Employee Engagement Is the Cure to Turnover in the Financial Industry

Teller serving customerDedicated employees are the secret to delighted customers in the financial services industry — that’s according to a BAI Banking podcast. After all, employees who are satisfied with their work and believe in their organization’s mission are more likely to provide a quality experience and seek creative solutions to customers’ problems. They are the ones who drive the institution’s success.

However, nurturing dedicated employees is difficult if they don’t stick around. What’s the secret to making employees want to stay? The answer lies with management. Effective leaders make it a priority to engage employees by doing the following three things.

Give Employees Opportunities to Grow

The BAI podcast mentioned previously describes a scenario where a woman started as a lender for a financial institution while she was in school for HR. Her employer gave her opportunities to work on HR projects, which set her on a path that led to her becoming an HR specialist at her organization.

Do you know what your employees’ career goals are? By collaborating with them to help them create career paths within your institution, they feel a sense of ownership in the process and are more motivated to do a good job. If an employee is content with their job or you don’t have available opportunities for advancement, that doesn’t mean you can’t still encourage employee development.

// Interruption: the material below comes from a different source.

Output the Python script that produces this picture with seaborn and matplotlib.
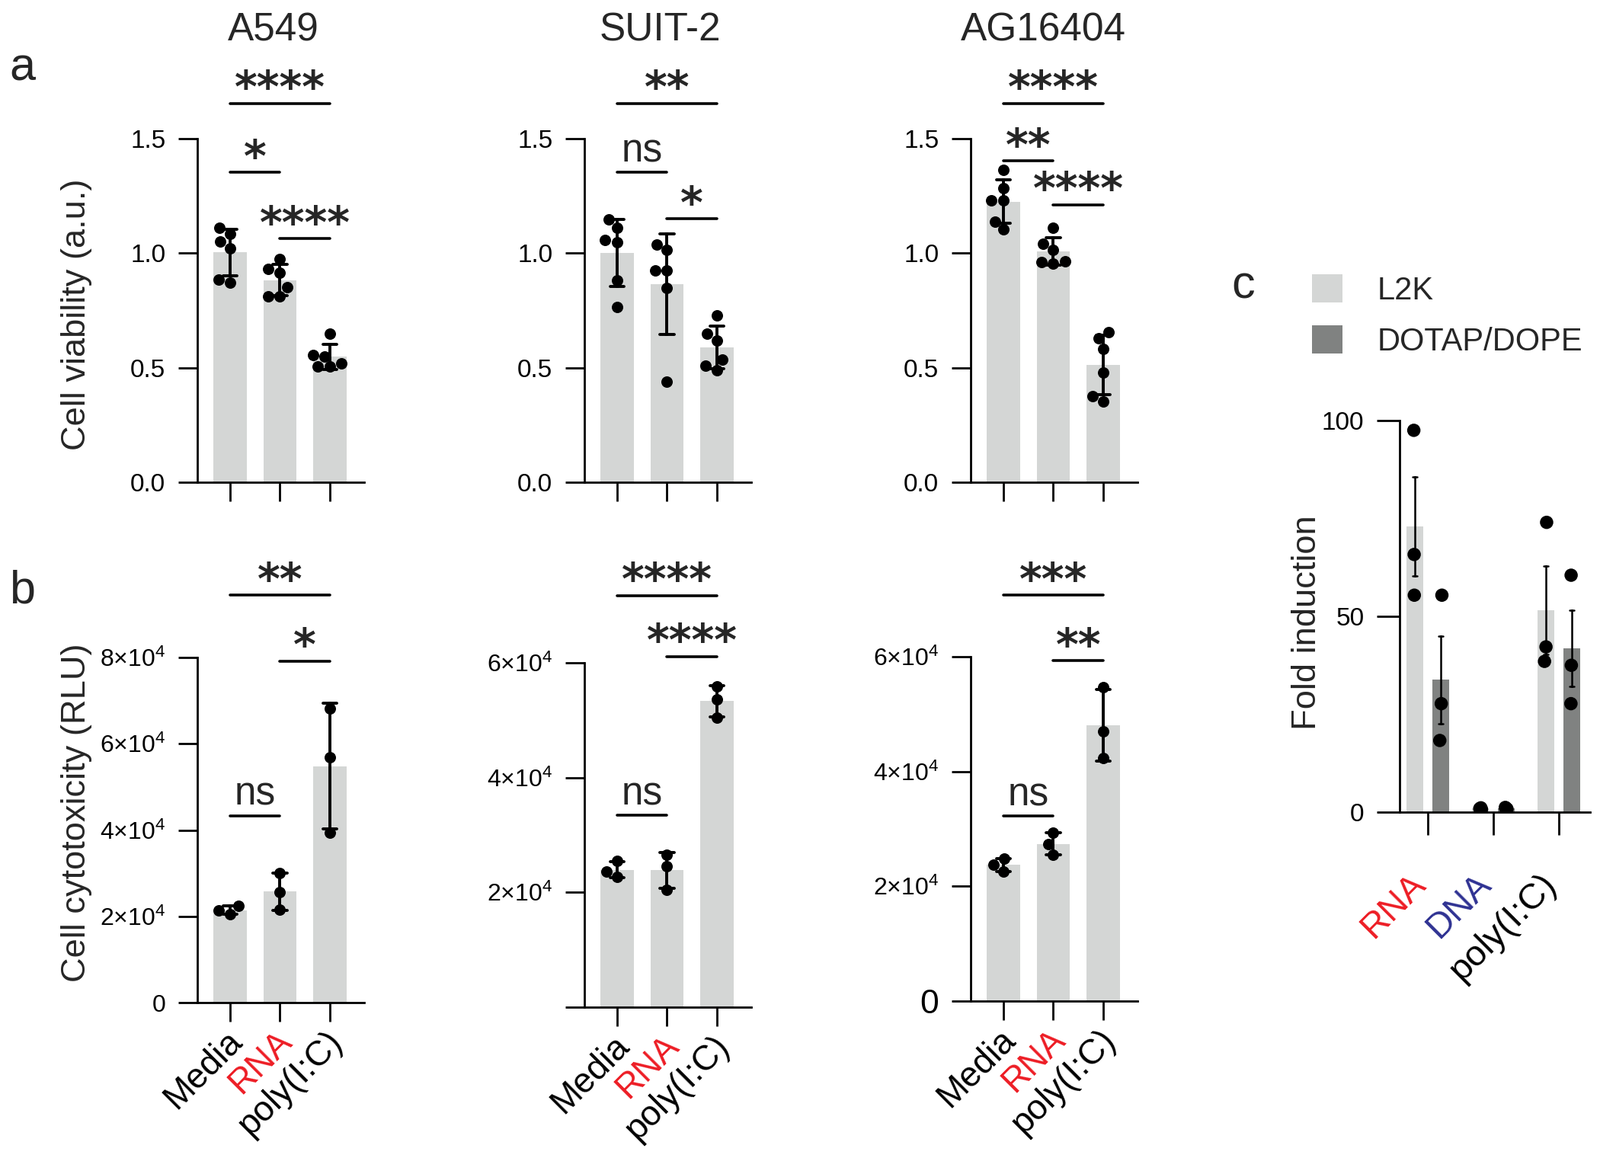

Consider investing in personal and professional development opportunities, including one-on-one coaching, training courses, certifications, and higher education.

Show Empathy

In its 2018 State of Workplace Empathy report, Businessolver revealed that approximately 90 percent of employees are more likely to stay with an organization that empathizes with their needs. Plus, showing empathy doesn’t just affect turnover — it increases profitability as well. Eight in 10 employees, HR professionals, and CEOs agree that an empathetic workplace engages employees and boosts financial performance.

According to Businessolver, empathetic behavior could include:

  • Lowering the cost of traditional benefits, including health insurance and retirement plans
  • Acknowledging personal accomplishments and milestones
  • Holding face-to-face, one-on-one meetings
  • Embracing diversity
  • Prioritizing work-life balance by providing flexible schedules and understanding when employees need to take time to attend to personal, family, or medical issues.

Implementing these changes takes time and may require leadership training or policy changes, but in the long run, the results will be worth it.


To give employees opportunities to grow and to build a culture of empathy, communication is critical. Employees feel valued when they know how they’re performing, have an idea of their growth path within the organization, feel that their ideas are taken seriously, and know that their work is helping make a difference in the world. Lack of effective communication leads to confusion, inefficiency, and in many cases, turnover.

However, when managers take the time to sit down with employees one-on-one, employees begin to feel that their voices are being heard. During these conversations, don’t be afraid to connect on a personal level (as long as you remain tactful and appropriate, of course). Engage in discussions about topics that are important to that individual, such as their family, hobbies, or recent trips they’ve taken.

As your institution grows, it may become more difficult to connect with employees, but that doesn’t mean you can’t still keep the lines of communication open. To build engagement, consider sending an eNewsletter featuring a personal message from you, notable employee accomplishments, and examples of how your institution is making a difference in the community.

Help your employees grow, empathize with their needs, and communicate with them — then watch your turnover rate drop.